Michael Wolf - Paris Tree Shadows (and other urban phenomena)
Michael Wolf's early career as a photo journalist is perhaps evident in his various studies of urban life. He documents repetitive features of the urban landscape, clearly influenced by the deadpan approach of the Dusseldorf School and the New Topographics photographers. However, Wolf's approach appears more concerned with the symbolic role played by mundane items such as his 'bastard chairs' which suggest the density of the urban environment of Hong Kong and the human ingenuity of its inhabitants. Wolf often uses a strict typological approach, as in his series '100 x 100', repeating the same vantage point. However, Wolf is always interested in the individuality of his human subjects and the tremendous visual variety of the interiors in which they live. He often displays his images in groups or in series to draw attention to repetitive phenomena. There is humour and poetry in these groupings. A good example of this is the beautiful and subtle "Paris Tree Shadows' series.

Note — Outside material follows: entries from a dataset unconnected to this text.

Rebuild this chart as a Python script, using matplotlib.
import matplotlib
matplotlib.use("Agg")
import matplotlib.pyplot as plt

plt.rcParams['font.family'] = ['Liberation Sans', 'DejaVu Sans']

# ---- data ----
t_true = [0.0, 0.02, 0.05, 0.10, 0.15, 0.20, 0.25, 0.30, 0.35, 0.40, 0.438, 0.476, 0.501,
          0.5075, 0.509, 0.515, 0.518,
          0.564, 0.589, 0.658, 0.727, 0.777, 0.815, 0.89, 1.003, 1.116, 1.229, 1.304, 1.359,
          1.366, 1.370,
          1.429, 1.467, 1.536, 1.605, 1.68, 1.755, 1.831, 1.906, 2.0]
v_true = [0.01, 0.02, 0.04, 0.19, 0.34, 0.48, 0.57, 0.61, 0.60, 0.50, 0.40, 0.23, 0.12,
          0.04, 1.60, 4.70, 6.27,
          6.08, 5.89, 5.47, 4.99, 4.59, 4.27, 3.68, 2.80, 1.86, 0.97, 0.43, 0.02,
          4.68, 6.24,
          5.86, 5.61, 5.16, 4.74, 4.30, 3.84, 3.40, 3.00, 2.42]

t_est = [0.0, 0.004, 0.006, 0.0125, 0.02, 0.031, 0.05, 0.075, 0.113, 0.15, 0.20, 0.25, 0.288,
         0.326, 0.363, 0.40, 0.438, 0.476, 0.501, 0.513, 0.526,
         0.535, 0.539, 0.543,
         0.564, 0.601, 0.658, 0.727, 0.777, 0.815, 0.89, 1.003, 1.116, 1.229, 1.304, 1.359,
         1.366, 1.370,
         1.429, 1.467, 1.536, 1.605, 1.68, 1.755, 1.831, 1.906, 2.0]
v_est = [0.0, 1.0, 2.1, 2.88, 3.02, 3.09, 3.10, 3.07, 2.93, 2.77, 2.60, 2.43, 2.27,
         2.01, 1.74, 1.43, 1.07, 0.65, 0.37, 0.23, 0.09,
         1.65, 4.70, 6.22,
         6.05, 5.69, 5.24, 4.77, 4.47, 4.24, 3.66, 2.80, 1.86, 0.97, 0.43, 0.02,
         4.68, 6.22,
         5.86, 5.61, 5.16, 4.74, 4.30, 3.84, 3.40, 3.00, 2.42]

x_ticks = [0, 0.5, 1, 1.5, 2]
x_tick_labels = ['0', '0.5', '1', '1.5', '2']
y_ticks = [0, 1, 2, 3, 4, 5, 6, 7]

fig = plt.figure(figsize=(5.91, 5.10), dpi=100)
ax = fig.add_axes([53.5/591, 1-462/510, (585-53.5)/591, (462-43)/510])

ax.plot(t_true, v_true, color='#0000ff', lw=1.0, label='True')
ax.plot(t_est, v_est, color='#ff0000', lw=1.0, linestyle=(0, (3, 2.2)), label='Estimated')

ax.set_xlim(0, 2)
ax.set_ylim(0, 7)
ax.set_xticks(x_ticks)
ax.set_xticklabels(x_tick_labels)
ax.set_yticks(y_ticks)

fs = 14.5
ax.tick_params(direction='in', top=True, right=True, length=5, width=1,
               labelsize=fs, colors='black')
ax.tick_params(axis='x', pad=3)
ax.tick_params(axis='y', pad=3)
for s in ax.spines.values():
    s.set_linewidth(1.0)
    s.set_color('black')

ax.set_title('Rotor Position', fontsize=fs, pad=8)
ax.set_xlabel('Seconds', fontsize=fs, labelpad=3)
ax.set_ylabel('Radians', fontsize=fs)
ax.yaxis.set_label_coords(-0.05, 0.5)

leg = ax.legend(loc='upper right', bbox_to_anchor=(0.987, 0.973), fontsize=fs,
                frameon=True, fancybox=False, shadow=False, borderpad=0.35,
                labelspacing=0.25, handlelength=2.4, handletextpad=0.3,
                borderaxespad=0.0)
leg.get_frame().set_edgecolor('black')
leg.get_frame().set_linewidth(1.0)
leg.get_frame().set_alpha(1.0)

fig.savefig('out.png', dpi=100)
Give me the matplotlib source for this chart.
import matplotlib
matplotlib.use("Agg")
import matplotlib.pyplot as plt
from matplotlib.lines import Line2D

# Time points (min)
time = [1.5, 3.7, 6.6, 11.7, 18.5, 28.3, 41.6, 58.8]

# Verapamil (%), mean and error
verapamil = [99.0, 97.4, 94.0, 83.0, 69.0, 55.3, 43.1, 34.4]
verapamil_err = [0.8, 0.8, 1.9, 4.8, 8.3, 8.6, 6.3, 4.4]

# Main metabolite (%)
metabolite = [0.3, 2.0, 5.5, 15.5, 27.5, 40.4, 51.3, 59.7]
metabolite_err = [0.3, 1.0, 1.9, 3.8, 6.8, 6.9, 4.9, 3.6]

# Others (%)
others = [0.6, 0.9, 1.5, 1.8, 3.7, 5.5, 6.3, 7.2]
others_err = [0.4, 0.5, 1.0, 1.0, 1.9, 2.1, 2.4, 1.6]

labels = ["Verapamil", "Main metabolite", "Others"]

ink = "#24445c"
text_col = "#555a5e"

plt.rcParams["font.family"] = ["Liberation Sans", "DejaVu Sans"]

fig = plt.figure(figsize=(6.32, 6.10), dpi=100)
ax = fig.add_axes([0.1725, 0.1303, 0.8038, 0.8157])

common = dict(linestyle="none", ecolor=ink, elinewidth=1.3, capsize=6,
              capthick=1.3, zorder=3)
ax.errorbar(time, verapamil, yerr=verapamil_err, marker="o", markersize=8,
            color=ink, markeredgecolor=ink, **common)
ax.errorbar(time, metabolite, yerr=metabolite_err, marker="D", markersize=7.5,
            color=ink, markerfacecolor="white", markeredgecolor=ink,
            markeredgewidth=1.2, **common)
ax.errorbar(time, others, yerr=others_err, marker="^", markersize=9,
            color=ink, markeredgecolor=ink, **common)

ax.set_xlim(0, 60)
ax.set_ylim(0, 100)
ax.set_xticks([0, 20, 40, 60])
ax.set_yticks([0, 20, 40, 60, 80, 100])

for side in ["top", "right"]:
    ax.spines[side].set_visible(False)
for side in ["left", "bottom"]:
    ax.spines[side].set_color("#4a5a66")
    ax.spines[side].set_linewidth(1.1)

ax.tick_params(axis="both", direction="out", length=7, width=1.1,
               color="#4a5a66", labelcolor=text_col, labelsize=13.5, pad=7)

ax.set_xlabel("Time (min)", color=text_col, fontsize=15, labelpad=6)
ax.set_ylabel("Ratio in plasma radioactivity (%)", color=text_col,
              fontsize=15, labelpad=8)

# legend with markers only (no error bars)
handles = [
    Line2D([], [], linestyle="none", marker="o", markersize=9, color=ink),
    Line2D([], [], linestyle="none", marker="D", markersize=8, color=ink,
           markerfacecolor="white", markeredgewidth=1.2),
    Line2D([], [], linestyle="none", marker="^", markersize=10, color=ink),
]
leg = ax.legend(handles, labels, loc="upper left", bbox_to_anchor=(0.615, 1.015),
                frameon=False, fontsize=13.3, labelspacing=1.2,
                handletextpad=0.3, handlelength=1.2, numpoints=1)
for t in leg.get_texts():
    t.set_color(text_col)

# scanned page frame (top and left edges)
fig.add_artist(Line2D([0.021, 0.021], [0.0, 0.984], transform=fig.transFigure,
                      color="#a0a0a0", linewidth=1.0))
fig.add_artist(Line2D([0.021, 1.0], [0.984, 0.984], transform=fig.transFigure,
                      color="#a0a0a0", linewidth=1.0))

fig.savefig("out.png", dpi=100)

by using a diverse array of perspectives and visual approaches, Wolf uses his camera to reveal the human energy that flows through the contemporary city. In so doing, he establishes himself not only as a photographer of the urban structure, but of the myriad ways in which people adapt to and reconfigure this rapidly changing environment, thereby providing us with a fascinatingly intricate portrait of life in the city.
Paris Tree Shadows
My favourite thing - groups
Zhao Xiaomeng - Bicycles in Beijing, Now
The fate of the bicycle can tell us a lot about the modern Chinese economy. As it thunders remorselessly towards ever greater industrialisation, the car has superseded the bicycle as the preferred mode of transport. In cities like Beijing, bikes have become relics of a bygone age, no longer a symbol of a unifying culture of cycling but rather emblems of social marginalisation. This moving typology by artist Zhao Xia0meng documents a radical change in people's living conditions and economic circumstances through portraits of their bikes, some of which still cling to the last remnants of a useful life. As the old Beijing saying goes, "a dog's life is better than no life."
Some more questions:
- What formal and aesthetic similarities and differences do you find in the examples of typologies above?
- To what extent do photographic typologies attempt to capture "the spirit of an age"?
- Susan Sontag wrote "all photographs are memento mori" (a memento mori is a type of image which reminds us of death). In what sense is this particularly true of typologies?
You could ask students to:
Create their own typological series documenting repeated forms where they live and work. For example, they might like to choose one of the following subjects:
- front doors on the street where you live
- cracks in the pavement
- fences and walls
- the colours of all the cars in the supermarket car park
- telegraph poles viewed from below
- TV aerials silhouetted against the sky
- mugs/cups in your kitchen cupboard seen from above
- your friends' hairstyles seen from behind
- all the things you eat in a week
- all of your clothes laid out one piece at a time on your bedroom floor ... etc.